Encouraging Young Leaders and Ditching the "B" Word
- Ally Miller
- Feb 25, 2020
- 2 min read
Updated: Feb 28, 2020

When I was about six, some boy in my kindergarten class wrote a "sweet" letter on a valentine that, despite the intention, scarred me for years. Now get ready for this one...it's a heartbreaker. It said, and I quote, "You're nice even though you're bossy." Huh. Ouch.
Truthfully, at the time, I don't think I cared very much but as I stumbled through the next five years of elementary school, I kept hearing that rude "b" word time and time again and the more I heard it the more I thought about it.

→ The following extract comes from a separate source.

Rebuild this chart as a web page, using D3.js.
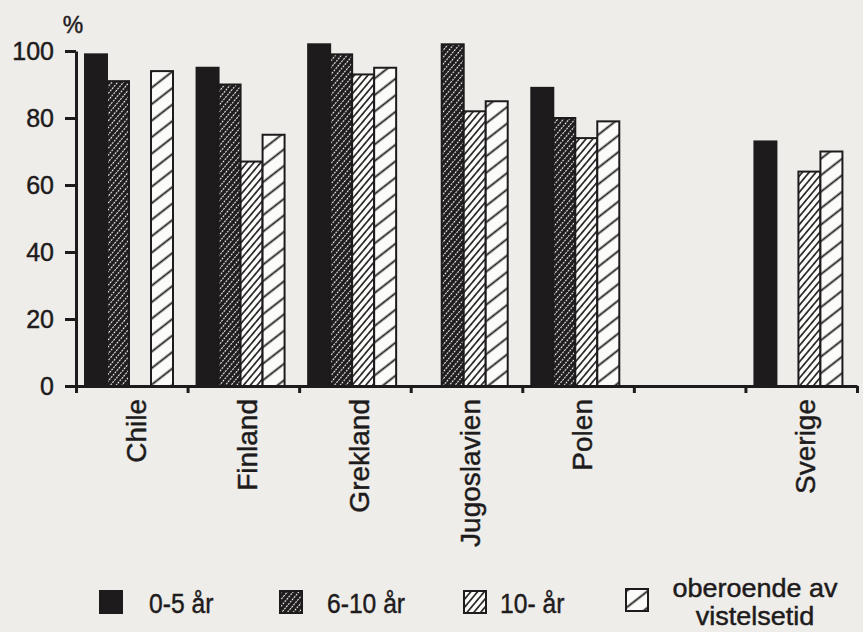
<!DOCTYPE html>
<html>
<head>
<meta charset="utf-8">
<script src="https://cdn.jsdelivr.net/npm/d3@7"></script>
<style>
  html, body { margin: 0; padding: 0; background: #eeede9; }
  text {
    font-family: "Liberation Sans", Arial, Helvetica, sans-serif;
    fill: #1e1b1c;
    stroke: #1e1b1c;
    stroke-width: 0.45px;
  }
</style>
</head>
<body>
<div id="chart"></div>
<script>
// countries, with an empty slot between Polen and Sverige as in the original
const categories = ['Chile', 'Finland', 'Grekland', 'Jugoslavien', 'Polen', '', 'Sverige'];
const series = ['0-5 år', '6-10 år', '10- år', 'oberoende av vistelsetid'];

// percent, null = no bar
const v0to5    = [99, 95, 102, null, 89, null, 73];
const v6to10   = [91, 90, 99, 102, 80, null, null];
const v10plus  = [null, 67, 93, 82, 74, null, 64];
const vAll     = [94, 75, 95, 85, 79, null, 70];

const yTicks = [0, 20, 40, 60, 80, 100];

const ink = '#1e1b1c';
const width = 863, height = 632;

const svg = d3.select('#chart').append('svg')
    .attr('width', width)
    .attr('height', height);

svg.append('rect')
    .attr('width', width)
    .attr('height', height)
    .attr('fill', '#eeede9');

// fill patterns
const defs = svg.append('defs');

// 6-10: black with white dotted diagonals
const p2 = defs.append('pattern')
    .attr('id', 'p2')
    .attr('patternUnits', 'userSpaceOnUse')
    .attr('width', 4.4).attr('height', 12)
    .attr('patternTransform', 'rotate(40)');
p2.append('rect').attr('width', 4.4).attr('height', 12).attr('fill', ink);
p2.append('line')
    .attr('x1', 2.2).attr('y1', 0).attr('x2', 2.2).attr('y2', 12)
    .attr('stroke', '#f4f4f0').attr('stroke-width', 1.1)
    .attr('stroke-dasharray', '2,1');

// 10-: white with dense black diagonals
const p3 = defs.append('pattern')
    .attr('id', 'p3')
    .attr('patternUnits', 'userSpaceOnUse')
    .attr('width', 5.2).attr('height', 10)
    .attr('patternTransform', 'rotate(40)');
p3.append('rect').attr('width', 5.2).attr('height', 10).attr('fill', '#fbfbf9');
p3.append('line')
    .attr('x1', 2.6).attr('y1', 0).attr('x2', 2.6).attr('y2', 10)
    .attr('stroke', ink).attr('stroke-width', 1.6);

// oberoende: white with sparse diagonals
const p4 = defs.append('pattern')
    .attr('id', 'p4')
    .attr('patternUnits', 'userSpaceOnUse')
    .attr('width', 13).attr('height', 10)
    .attr('patternTransform', 'rotate(52)');
p4.append('rect').attr('width', 13).attr('height', 10).attr('fill', '#fbfbf9');
p4.append('line')
    .attr('x1', 6.5).attr('y1', 0).attr('x2', 6.5).attr('y2', 10)
    .attr('stroke', ink).attr('stroke-width', 1.8);

const fills = [ink, 'url(#p2)', 'url(#p3)', 'url(#p4)'];
const values = [v0to5, v6to10, v10plus, vAll];

const x0 = 76, x1 = 857, y0 = 386, y100 = 51;

const x = d3.scaleBand()
    .domain(categories)
    .range([x0, x1]);

const xInner = d3.scaleBand()
    .domain(series)
    .range([9, 97]);

const y = d3.scaleLinear()
    .domain([0, 100])
    .range([y0, y100]);

// bars
const bars = [];
categories.forEach((c, i) => {
  series.forEach((s, j) => {
    if (values[j][i] != null) bars.push({ cat: c, ser: s, idx: j, value: values[j][i] });
  });
});

svg.append('g')
  .selectAll('rect')
  .data(bars)
  .join('rect')
    .attr('x', d => x(d.cat) + xInner(d.ser))
    .attr('y', d => y(d.value))
    .attr('width', xInner.bandwidth())
    .attr('height', d => y(0) - y(d.value))
    .attr('fill', d => fills[d.idx])
    .attr('stroke', ink)
    .attr('stroke-width', 2);

// y axis
const yAxis = svg.append('g')
    .attr('transform', `translate(${x0},0)`)
    .call(d3.axisLeft(y).tickValues(yTicks).tickSize(11).tickSizeOuter(0).tickPadding(11));
yAxis.select('.domain').attr('stroke', ink).attr('stroke-width', 3);
yAxis.selectAll('.tick line').attr('stroke', ink).attr('stroke-width', 3);
yAxis.selectAll('.tick text')
    .attr('font-size', 25)
    .attr('font-family', '"Liberation Sans", Arial, sans-serif')
    .attr('fill', ink);

// x axis with ticks at the band edges
const edges = d3.scaleLinear().domain([0, categories.length]).range([x0, x1]);
const xAxis = svg.append('g')
    .attr('transform', `translate(0,${y0})`)
    .call(d3.axisBottom(edges).tickValues(d3.range(0, categories.length + 1)).tickSize(7).tickSizeOuter(0).tickFormat(''));
xAxis.select('.domain').attr('stroke', ink).attr('stroke-width', 3);
xAxis.selectAll('.tick line').attr('stroke', ink).attr('stroke-width', 3);

svg.append('text')
    .attr('x', 73)
    .attr('y', 33)
    .attr('text-anchor', 'middle')
    .attr('font-size', 23)
    .text('%');

// category labels, rotated
svg.append('g')
  .selectAll('text')
  .data(categories.filter(c => c !== ''))
  .join('text')
    .attr('transform', d => `translate(${x(d) + x.bandwidth() / 2 + 4},399) rotate(-90)`)
    .attr('text-anchor', 'end')
    .attr('dy', '0.35em')
    .attr('font-size', 28)
    .text(d => d);

// legend
const legendX = [100, 280, 464, 626];
const legend = svg.append('g');
series.forEach((s, j) => {
  legend.append('rect')
      .attr('x', legendX[j])
      .attr('y', j === 3 ? 589 : 591)
      .attr('width', 22)
      .attr('height', 22)
      .attr('fill', fills[j])
      .attr('stroke', ink)
      .attr('stroke-width', 2);
});

const legendText = [
  { lines: ['0-5 år'], x: 149, y: [613], size: 28, sx: 0.88 },
  { lines: ['6-10 år'], x: 327, y: [613], size: 28, sx: 0.88 },
  { lines: ['10- år'], x: 500, y: [613], size: 28, sx: 0.88 },
  { lines: ['oberoende av', 'vistelsetid'], x: 755, y: [597, 625], size: 25, sx: 1.08, anchor: 'middle' }
];
legendText.forEach(t => {
  t.lines.forEach((line, k) => {
    legend.append('text')
        .attr('transform', `translate(${t.x},${t.y[k]}) scale(${t.sx},1)`)
        .attr('text-anchor', t.anchor || 'start')
        .attr('font-size', t.size)
        .text(line);
  });
});
</script>
</body>
</html>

Eventually, the little girl who would make up the class game at recess or raise her hand first to answer a question stopped speaking up in front of her peers for fear of being "that girl."
Now if you're thinking, "okay, I get her point but that's a little dramatic," you're probably right (me, dramatic, NOOO) but the central message is still there. Whether you want to admit it or not, little boys that take charge are "leaders" while the little girls doing the same thing are "bossy."
Sheryl Sandberg said it best in her AMAZING book, Lean In. She expressed her hopes for the future by saying;
"I want every little girl who's told she's bossy, to be told instead she has leadership skills."